- _Goal_
Your output must be the lines below from the line containing "Reproduce this chart with Chart.js." to the line containing "0.192, 0.275, 1.200];", both lines included, reproduced exactly and without pictures.

- _Entries with chart source code_
▼▼▼

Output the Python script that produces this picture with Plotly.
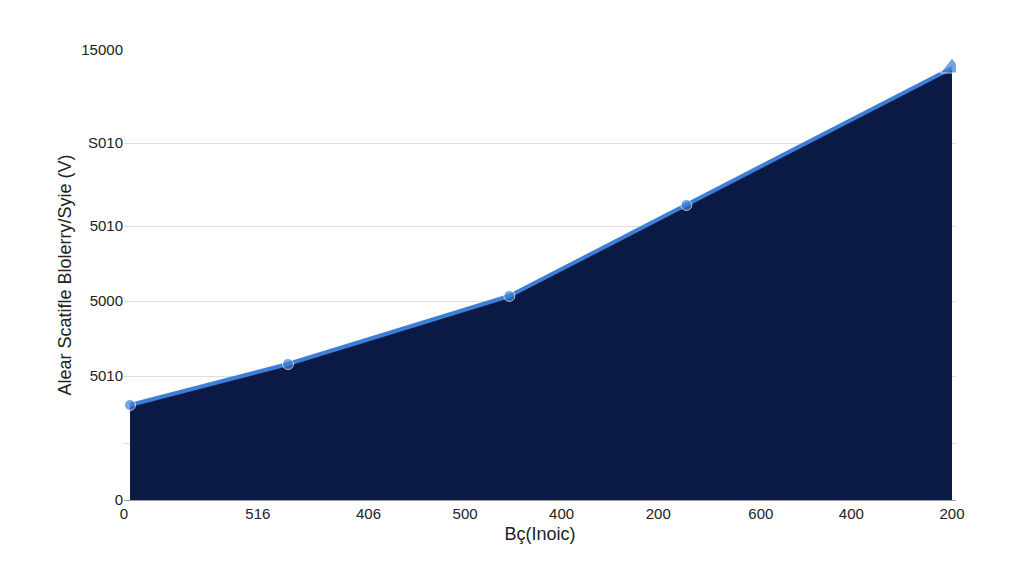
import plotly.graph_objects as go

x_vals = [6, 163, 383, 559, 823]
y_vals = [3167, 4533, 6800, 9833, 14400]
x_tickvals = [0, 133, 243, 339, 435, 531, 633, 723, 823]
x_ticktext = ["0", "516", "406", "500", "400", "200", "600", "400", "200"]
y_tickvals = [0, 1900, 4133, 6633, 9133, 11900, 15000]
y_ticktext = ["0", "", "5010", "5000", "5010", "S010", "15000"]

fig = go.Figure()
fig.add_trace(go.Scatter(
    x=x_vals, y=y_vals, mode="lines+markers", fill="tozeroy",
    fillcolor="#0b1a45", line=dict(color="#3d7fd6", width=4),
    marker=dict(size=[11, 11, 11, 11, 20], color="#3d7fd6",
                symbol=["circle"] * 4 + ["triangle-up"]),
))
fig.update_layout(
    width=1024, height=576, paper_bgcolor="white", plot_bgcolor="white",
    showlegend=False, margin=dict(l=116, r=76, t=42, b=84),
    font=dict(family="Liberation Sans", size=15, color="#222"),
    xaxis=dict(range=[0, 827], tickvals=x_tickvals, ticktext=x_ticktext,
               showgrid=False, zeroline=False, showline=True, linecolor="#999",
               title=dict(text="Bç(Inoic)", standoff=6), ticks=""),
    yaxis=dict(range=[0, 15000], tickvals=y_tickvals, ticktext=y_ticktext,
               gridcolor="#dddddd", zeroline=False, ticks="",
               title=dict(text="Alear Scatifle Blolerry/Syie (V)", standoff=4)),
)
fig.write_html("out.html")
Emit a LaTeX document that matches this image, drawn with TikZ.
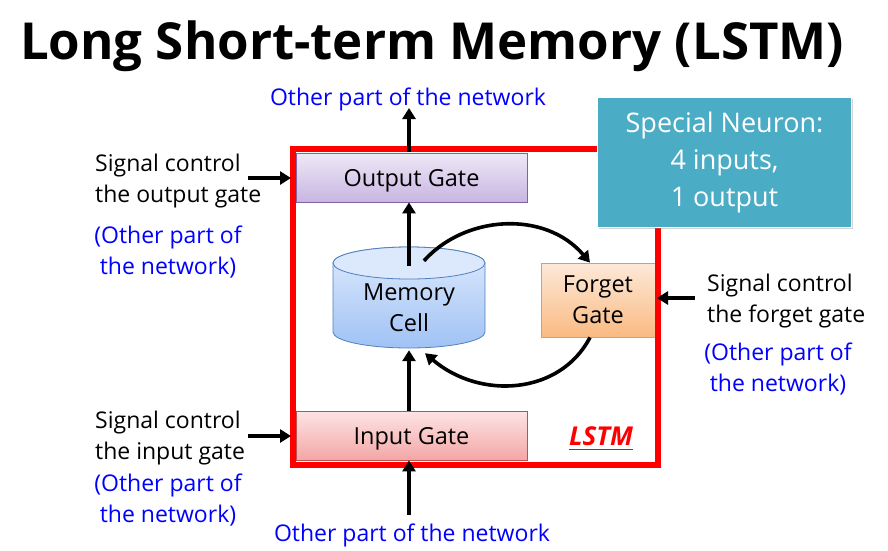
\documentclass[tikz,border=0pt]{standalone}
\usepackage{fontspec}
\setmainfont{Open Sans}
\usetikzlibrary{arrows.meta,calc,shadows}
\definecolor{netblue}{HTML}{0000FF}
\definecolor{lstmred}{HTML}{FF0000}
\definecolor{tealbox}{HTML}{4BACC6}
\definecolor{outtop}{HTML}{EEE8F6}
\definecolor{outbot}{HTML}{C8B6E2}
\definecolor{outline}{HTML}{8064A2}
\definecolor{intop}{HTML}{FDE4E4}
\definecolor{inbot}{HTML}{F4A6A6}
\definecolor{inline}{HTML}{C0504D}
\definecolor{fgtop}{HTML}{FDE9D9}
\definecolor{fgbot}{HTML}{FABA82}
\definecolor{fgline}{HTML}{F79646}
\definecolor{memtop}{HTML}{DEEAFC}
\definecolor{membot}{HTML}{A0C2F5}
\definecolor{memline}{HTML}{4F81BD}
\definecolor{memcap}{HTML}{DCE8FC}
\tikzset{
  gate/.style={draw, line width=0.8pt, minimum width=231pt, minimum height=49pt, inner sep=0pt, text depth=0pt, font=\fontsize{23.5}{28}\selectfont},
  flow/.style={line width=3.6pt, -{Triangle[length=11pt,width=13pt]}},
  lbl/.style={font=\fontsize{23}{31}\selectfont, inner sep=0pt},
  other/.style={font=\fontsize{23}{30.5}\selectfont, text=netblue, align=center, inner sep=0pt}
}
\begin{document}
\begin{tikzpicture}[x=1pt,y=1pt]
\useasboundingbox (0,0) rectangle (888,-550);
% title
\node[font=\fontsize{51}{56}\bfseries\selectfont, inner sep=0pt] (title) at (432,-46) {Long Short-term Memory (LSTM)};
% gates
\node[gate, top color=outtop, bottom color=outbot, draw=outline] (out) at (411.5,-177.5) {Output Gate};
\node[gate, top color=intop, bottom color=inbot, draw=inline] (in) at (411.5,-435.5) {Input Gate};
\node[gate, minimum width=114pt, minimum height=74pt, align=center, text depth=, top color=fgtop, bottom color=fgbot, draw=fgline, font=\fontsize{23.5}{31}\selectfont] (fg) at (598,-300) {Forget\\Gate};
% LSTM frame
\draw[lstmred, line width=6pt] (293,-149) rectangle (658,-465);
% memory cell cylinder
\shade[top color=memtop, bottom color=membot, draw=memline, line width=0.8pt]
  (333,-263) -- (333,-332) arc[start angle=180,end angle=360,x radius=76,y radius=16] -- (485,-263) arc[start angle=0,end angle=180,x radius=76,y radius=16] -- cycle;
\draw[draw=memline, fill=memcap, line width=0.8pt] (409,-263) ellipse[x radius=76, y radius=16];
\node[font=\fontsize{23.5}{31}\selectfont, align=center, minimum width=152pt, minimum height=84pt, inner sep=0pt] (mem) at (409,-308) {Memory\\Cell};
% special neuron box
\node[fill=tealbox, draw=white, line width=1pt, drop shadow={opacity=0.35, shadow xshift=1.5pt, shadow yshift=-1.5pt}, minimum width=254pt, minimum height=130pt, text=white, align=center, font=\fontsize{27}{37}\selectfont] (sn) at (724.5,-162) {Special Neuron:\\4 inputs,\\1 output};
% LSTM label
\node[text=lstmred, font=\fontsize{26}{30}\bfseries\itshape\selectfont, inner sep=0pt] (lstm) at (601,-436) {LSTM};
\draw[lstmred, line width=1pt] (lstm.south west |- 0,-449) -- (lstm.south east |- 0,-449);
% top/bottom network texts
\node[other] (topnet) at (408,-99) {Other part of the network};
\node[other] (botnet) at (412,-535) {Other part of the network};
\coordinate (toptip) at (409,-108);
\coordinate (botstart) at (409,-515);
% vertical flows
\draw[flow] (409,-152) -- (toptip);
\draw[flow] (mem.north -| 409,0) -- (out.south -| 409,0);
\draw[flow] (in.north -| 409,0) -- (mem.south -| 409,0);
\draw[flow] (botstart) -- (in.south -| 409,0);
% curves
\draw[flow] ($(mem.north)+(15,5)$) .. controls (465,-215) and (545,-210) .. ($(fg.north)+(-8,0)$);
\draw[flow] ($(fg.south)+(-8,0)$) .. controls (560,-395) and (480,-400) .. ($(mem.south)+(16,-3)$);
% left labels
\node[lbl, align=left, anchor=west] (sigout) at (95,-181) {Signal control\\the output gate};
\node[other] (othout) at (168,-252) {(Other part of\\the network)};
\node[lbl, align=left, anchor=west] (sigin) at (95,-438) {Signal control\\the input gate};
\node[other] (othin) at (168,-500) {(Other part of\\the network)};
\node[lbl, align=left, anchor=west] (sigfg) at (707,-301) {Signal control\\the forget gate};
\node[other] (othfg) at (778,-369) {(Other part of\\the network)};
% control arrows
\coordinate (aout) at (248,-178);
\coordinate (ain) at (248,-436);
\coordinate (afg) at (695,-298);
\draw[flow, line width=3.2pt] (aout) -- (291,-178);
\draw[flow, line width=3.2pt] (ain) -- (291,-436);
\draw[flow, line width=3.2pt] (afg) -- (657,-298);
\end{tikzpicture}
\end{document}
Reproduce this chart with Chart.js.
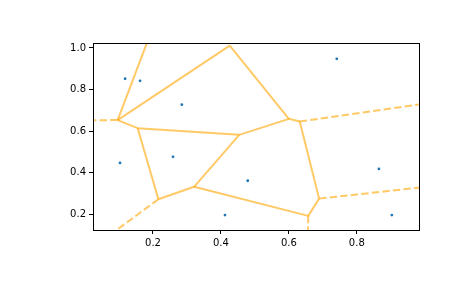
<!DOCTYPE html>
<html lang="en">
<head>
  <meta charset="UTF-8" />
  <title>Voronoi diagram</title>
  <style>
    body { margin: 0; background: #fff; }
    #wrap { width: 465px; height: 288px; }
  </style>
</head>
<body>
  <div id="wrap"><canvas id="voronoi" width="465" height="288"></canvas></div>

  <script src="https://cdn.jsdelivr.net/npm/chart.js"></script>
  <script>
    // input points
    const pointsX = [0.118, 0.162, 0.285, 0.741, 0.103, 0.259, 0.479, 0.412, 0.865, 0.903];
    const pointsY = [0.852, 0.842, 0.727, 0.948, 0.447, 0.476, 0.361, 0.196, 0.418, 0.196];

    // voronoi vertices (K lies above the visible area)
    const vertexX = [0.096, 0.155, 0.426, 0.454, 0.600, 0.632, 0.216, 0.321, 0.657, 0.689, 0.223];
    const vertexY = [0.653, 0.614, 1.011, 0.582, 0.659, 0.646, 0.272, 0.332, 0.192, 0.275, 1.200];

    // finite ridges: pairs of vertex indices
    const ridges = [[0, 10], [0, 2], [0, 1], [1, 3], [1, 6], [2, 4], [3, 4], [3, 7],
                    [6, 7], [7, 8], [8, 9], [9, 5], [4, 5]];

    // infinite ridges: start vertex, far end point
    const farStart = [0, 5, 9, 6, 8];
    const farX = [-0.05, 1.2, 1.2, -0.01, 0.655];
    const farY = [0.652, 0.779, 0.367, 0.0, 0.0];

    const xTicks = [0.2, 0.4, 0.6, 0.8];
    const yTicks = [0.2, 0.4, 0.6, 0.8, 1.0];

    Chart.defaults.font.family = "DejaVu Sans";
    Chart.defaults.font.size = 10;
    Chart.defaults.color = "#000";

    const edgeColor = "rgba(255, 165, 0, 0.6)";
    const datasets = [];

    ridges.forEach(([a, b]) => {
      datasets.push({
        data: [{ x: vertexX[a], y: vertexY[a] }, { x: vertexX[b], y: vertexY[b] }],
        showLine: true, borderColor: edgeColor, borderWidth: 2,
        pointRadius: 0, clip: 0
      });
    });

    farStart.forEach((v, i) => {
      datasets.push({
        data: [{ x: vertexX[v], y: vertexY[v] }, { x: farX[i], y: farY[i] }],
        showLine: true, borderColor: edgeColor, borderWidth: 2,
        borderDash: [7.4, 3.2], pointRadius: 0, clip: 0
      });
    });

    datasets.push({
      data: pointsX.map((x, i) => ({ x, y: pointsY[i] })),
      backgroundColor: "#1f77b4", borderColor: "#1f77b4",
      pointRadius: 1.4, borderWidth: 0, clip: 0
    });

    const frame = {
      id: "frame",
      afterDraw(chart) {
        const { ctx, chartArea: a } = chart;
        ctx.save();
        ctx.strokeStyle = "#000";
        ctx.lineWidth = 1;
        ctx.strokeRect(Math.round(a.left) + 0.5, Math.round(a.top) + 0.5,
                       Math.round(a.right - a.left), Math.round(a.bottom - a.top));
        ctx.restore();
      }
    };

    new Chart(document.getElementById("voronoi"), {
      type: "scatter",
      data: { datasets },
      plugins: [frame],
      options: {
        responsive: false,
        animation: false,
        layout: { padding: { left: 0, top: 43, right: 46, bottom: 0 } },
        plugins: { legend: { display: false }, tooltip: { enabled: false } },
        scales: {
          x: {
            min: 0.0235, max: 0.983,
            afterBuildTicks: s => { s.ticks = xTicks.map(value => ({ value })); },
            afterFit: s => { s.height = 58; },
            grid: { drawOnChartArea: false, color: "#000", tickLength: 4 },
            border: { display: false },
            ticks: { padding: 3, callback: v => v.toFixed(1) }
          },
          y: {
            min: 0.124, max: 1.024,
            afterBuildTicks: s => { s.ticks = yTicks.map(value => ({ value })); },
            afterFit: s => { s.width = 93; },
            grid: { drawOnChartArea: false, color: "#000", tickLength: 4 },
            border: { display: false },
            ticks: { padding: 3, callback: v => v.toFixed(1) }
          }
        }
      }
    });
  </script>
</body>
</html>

▲▲▲

- _Problem solution_
Reproduce this chart with Chart.js.
<!DOCTYPE html>
<html lang="en">
<head>
  <meta charset="UTF-8" />
  <title>Voronoi diagram</title>
  <style>
    body { margin: 0; background: #fff; }
    #wrap { width: 465px; height: 288px; }
  </style>
</head>
<body>
  <div id="wrap"><canvas id="voronoi" width="465" height="288"></canvas></div>

  <script src="https://cdn.jsdelivr.net/npm/chart.js"></script>
  <script>
    // input points
    const pointsX = [0.118, 0.162, 0.285, 0.741, 0.103, 0.259, 0.479, 0.412, 0.865, 0.903];
    const pointsY = [0.852, 0.842, 0.727, 0.948, 0.447, 0.476, 0.361, 0.196, 0.418, 0.196];

    // voronoi vertices (K lies above the visible area)
    const vertexX = [0.096, 0.155, 0.426, 0.454, 0.600, 0.632, 0.216, 0.321, 0.657, 0.689, 0.223];
    const vertexY = [0.653, 0.614, 1.011, 0.582, 0.659, 0.646, 0.272, 0.332, 0.192, 0.275, 1.200];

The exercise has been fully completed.